LBJ and Fortas went way back. They had met in Washington in 1937, when Johnson was a first-term congressman from the Hill Country and Fortas was a Jewish lawyer from Memphis going to work for the Interior Department.

The two became fast friends and close political allies. Lyndon believed Fortas had the sharpest legal mind in the country and retained him as his personal attorney. As president, he made room for him on the Supreme Court by persuading Justice Arthur Goldberg to take the post of United Nations ambassador after the death of Adlai Stevenson.

The Johnson-Thornberry friendship was even older, dating back to the 1920s when LBJ’s father was a member of the Texas house of representatives and young Homer was a page. Thornberry inherited Johnson’s congressional seat after his election to the U.S. Senate in 1948 and was appointed by him to the federal bench in 1965.

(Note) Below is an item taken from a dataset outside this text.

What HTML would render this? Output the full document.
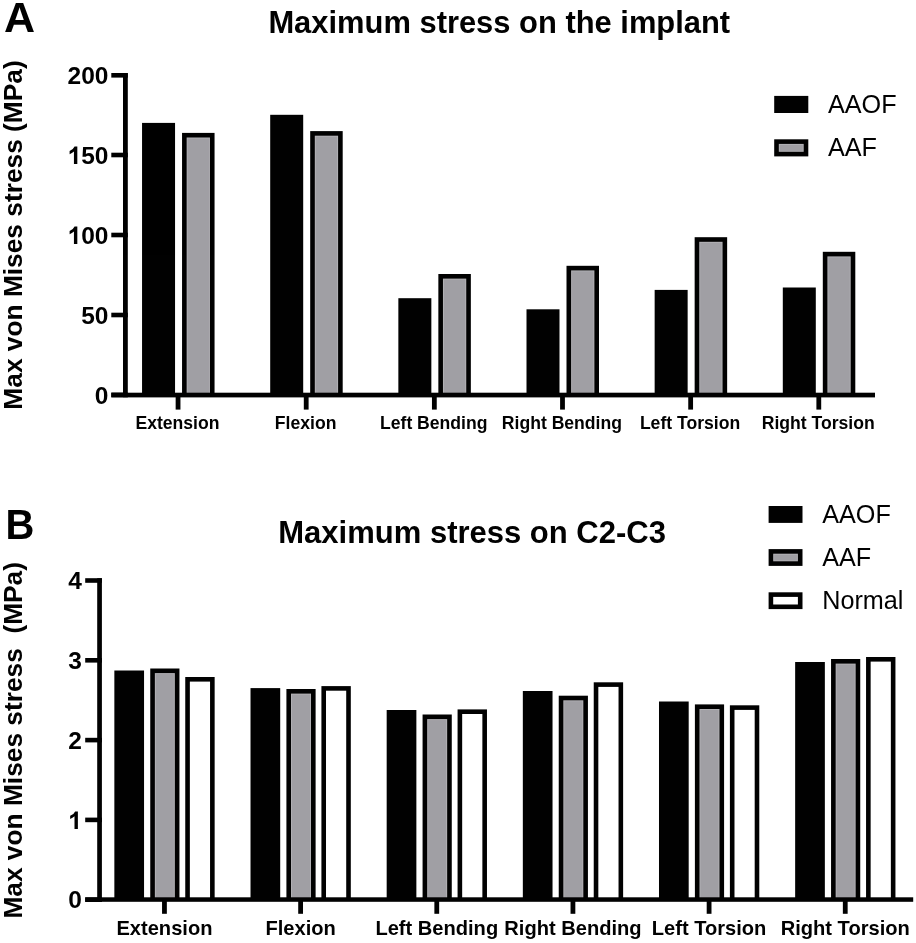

Although aides doubted the wisdom of the Fortas and Thornberry nominations, which smacked of cronyism in some quarters, the president was confident that his influence in the senate would carry the day. Privately promised support by Sen. Richard Russell of Georgia, leader of the southern Democrats, and Sen. Everett Dirksen, Republican minority leader, LBJ went public with his decision in late June.

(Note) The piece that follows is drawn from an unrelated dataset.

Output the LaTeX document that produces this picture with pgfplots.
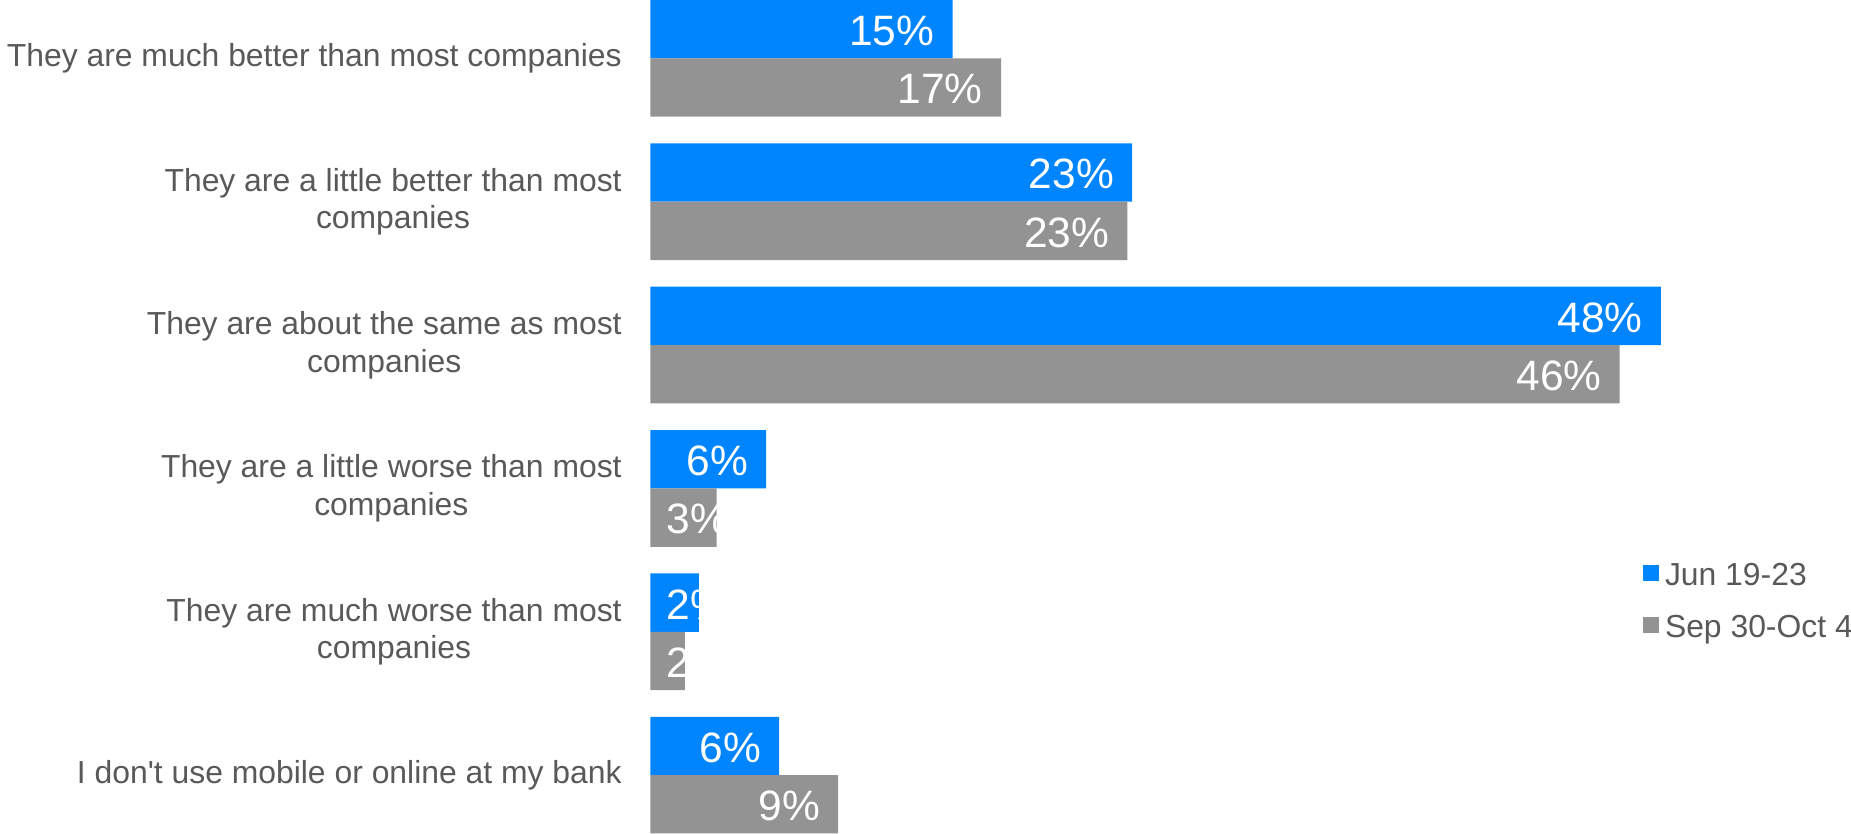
\documentclass[border=0pt]{standalone}
\usepackage{pgfplots}
\pgfplotsset{compat=1.18}
\usepackage{fontspec}
\setmainfont{Liberation Sans}
\definecolor{cblue}{HTML}{0085FF}
\definecolor{cgray}{HTML}{939393}
\definecolor{ctext}{HTML}{595959}
\begin{document}
\begin{tikzpicture}
\begin{axis}[
  scale only axis,
  width=508.5pt, height=353pt,
  at={(0,0)}, anchor=south west,
  xmin=0, xmax=57.03,
  ymin=-0.407, ymax=5.407,
  y dir=reverse,
  axis line style={draw=none},
  major tick length=0pt,
  xtick=\empty,
  ytick={0,1,2,3,4,5},
  yticklabels={
    {They are much better than most companies},
    {They are a little better than most\\companies},
    {They are about the same as most\\companies},
    {They are a little worse than most\\companies},
    {They are much worse than most\\companies},
    {I don\textquotesingle t use mobile or online at my bank}},
  yticklabel style={align=center, anchor=east, inner sep=0pt, xshift=-12pt,
    font=\fontsize{13.5}{16}\selectfont, text=ctext},
  clip=false,
  legend style={at={(rel axis cs:0.826,0.276)}, anchor=west, draw=none, fill=none,
    inner sep=0pt, font=\fontsize{13.5}{16}\selectfont, text=ctext,
    row sep=9pt,
    nodes={inner sep=0pt, text height=10pt, text depth=3pt}},
  legend cell align=left,
  legend image code/.code={\fill[#1] (0pt,-1.7pt) rectangle (7pt,5.3pt);},
  nodes near coords style={anchor=east, inner sep=0pt, text=white, yshift=-0.75pt,
    font=\fontsize{18}{21.6}\selectfont},
]
\addplot[xbar, bar width=0.407, bar shift=-0.2035, fill=cblue, draw=none]
  coordinates {(14.36,0) (22.88,1) (48.0,2) (5.50,3) (2.30,4) (6.11,5)};
\addlegendentry{\hspace{2.5pt}Jun 19-23}
\addplot[xbar, bar width=0.407, bar shift=0.2035, fill=cgray, draw=none]
  coordinates {(16.66,0) (22.66,1) (46.04,2) (3.14,3) (1.63,4) (8.92,5)};
\addlegendentry{\hspace{2.5pt}Sep 30-Oct 4}
% value labels (white text; right edge inside bar end)
\addplot[forget plot, draw=none, mark=none, nodes near coords,
  point meta=explicit symbolic] table[meta=label] {
x y label
13.51 -0.2035 15\%
22.04 0.7965 23\%
47.16 1.7965 48\%
4.65 2.7965 6\%
3.70 3.7965 2\%
5.27 4.7965 6\%
};
\addplot[forget plot, draw=none, mark=none, nodes near coords,
  point meta=explicit symbolic] table[meta=label] {
x y label
15.81 0.2035 17\%
21.81 1.2035 23\%
45.20 2.2035 46\%
3.70 3.2035 3\%
3.70 4.2035 2\%
8.07 5.2035 9\%
};
\end{axis}
\pgfresetboundingbox
\path[use as bounding box] ([xshift=-275.5pt]current axis.south west) rectangle (current axis.north east);
\end{tikzpicture}
\end{document}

Dirksen, however, had his work cut out for him. Eighteen GOP senators, including Texas’ John Tower, declared their opposition to anybody Johnson chose on the grounds that a lame-duck president did not have the right to tinker with the high court.

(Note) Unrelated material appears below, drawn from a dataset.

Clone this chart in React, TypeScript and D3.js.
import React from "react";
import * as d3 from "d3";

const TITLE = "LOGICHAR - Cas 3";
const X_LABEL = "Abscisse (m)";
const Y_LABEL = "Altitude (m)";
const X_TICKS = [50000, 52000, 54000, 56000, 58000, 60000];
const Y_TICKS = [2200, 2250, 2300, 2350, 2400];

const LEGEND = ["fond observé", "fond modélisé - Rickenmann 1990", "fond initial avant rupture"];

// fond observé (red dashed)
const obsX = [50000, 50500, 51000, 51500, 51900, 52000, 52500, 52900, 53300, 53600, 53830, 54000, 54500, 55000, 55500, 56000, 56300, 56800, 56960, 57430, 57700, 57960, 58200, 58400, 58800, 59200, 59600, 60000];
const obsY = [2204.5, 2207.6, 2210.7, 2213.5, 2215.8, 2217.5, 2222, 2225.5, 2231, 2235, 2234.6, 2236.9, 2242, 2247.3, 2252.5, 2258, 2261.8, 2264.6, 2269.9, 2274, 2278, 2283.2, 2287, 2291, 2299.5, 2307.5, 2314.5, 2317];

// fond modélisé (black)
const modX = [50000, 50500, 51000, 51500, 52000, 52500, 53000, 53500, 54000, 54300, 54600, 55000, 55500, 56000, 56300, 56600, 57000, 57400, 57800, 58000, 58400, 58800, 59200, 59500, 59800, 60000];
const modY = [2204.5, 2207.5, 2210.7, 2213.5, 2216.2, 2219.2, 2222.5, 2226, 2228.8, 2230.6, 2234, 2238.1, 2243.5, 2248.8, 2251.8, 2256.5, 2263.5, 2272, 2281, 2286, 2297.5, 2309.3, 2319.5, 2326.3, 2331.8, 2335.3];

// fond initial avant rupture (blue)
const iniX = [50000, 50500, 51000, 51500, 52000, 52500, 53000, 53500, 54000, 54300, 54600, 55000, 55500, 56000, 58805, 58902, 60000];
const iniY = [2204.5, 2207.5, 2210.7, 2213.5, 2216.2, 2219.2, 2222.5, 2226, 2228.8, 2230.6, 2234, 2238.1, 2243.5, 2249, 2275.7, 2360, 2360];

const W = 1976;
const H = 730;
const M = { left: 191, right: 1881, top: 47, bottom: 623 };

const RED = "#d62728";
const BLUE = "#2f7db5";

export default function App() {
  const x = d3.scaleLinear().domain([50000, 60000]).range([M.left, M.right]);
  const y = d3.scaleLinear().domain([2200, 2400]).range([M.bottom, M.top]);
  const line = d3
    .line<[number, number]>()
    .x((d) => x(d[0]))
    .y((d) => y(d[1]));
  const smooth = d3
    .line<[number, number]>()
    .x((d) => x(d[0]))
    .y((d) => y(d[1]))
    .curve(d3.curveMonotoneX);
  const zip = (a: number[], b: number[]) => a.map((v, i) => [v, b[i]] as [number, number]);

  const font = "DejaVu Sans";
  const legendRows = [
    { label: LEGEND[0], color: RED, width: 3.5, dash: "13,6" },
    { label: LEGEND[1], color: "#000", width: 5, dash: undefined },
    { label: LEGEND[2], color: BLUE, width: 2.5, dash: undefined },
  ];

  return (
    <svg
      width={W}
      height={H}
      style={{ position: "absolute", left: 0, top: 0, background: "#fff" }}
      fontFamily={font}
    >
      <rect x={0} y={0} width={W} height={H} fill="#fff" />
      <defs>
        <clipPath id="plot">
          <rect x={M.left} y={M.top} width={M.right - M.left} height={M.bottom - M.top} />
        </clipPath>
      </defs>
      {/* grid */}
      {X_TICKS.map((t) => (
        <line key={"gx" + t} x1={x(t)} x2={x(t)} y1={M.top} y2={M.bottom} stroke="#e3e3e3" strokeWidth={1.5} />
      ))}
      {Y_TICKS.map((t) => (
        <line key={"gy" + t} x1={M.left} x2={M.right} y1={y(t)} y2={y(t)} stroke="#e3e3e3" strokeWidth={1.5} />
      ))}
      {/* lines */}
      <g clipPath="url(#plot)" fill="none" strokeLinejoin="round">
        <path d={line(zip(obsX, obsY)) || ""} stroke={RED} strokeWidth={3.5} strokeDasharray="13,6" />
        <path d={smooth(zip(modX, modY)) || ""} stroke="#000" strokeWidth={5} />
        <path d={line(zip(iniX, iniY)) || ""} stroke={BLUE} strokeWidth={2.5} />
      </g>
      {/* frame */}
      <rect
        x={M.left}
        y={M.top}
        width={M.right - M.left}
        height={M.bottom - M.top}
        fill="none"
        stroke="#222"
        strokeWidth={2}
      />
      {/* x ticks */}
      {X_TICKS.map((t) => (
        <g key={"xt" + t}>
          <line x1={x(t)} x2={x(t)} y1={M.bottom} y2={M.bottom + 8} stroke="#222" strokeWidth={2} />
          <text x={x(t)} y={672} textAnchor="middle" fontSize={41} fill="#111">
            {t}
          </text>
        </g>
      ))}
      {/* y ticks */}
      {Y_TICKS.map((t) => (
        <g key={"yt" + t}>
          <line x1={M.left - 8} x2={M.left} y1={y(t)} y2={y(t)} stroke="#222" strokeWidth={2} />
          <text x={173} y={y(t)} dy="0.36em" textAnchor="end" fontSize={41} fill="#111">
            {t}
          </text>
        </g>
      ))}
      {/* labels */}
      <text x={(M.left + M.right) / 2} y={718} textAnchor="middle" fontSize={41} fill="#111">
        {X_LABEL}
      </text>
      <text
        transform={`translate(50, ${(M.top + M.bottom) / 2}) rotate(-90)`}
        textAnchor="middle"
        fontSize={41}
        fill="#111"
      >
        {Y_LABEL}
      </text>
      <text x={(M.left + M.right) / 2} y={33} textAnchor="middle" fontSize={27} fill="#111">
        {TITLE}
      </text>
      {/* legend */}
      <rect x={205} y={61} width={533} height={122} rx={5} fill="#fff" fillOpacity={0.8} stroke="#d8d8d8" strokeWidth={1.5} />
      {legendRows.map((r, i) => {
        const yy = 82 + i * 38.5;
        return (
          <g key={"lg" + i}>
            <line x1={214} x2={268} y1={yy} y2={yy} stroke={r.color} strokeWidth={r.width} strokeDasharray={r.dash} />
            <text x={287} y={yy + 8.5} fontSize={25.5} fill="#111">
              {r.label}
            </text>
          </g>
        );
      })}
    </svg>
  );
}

White House staffer Joseph Califano suggested that maybe the best way to win confirmation for Fortas was to emphasize his liberal credentials. The president shook his head and reminded him of the unemployed schoolteacher, one of his favorite stories.

“Do you teach that the world is flat or do you teach that the world is round?” the chairman of the rural school board asked the nervous applicant. He thought it over and answered, “I can teach it either way.” That, drawled LBJ, was how to sell Fortas to the senate.

But by the middle of July, the Fortas nomination was in serious trouble. Sen. Russell had withdrawn his support in a fit of temper over alleged foot-dragging by the Johnson Administration in regard to his own candidate for a lower court. Far worse were newspaper reports of a conflict of interest with Fortas continuing to advise the president on everything under the sun after donning the black robe.

In an attempt to save his nomination, Fortas testified before the Senate Judiciary Committee — something no prospective Chief Justice had ever done. Grilled by the senators for three grueling days, Fortas played fast and loose with the facts and even flat out lied, according to one biographer.

He seemed to have survived the ordeal when the committee voted 11-6 to send the nomination onto the full senate. But as soon as the question came up for debate, the Republicans began a filibuster.

As Johnson and his crew scrambled for the necessary two-thirds vote to stop the talkathon, a scandalous bombshell blew Fortas out of the water. That very summer he had accepted $15,000 in cash from former clients to teach a seminar, a clear and inexcusable ethics violation.

“We won’t withdraw the nomination. I won’t do that to Abe,” a solemn Johnson said.

To save face for Fortas and enable him “to stay on the court with his head up,” the disappointed president urged staffers to shoot for a majority on cloture.

But on Oct. 1, 1968, only 45 senators voted in favor of ending the filibuster. Later that day at Abe Fortas’ request, President Johnson formally withdrew his nomination for Chief Justice of the Supreme Court.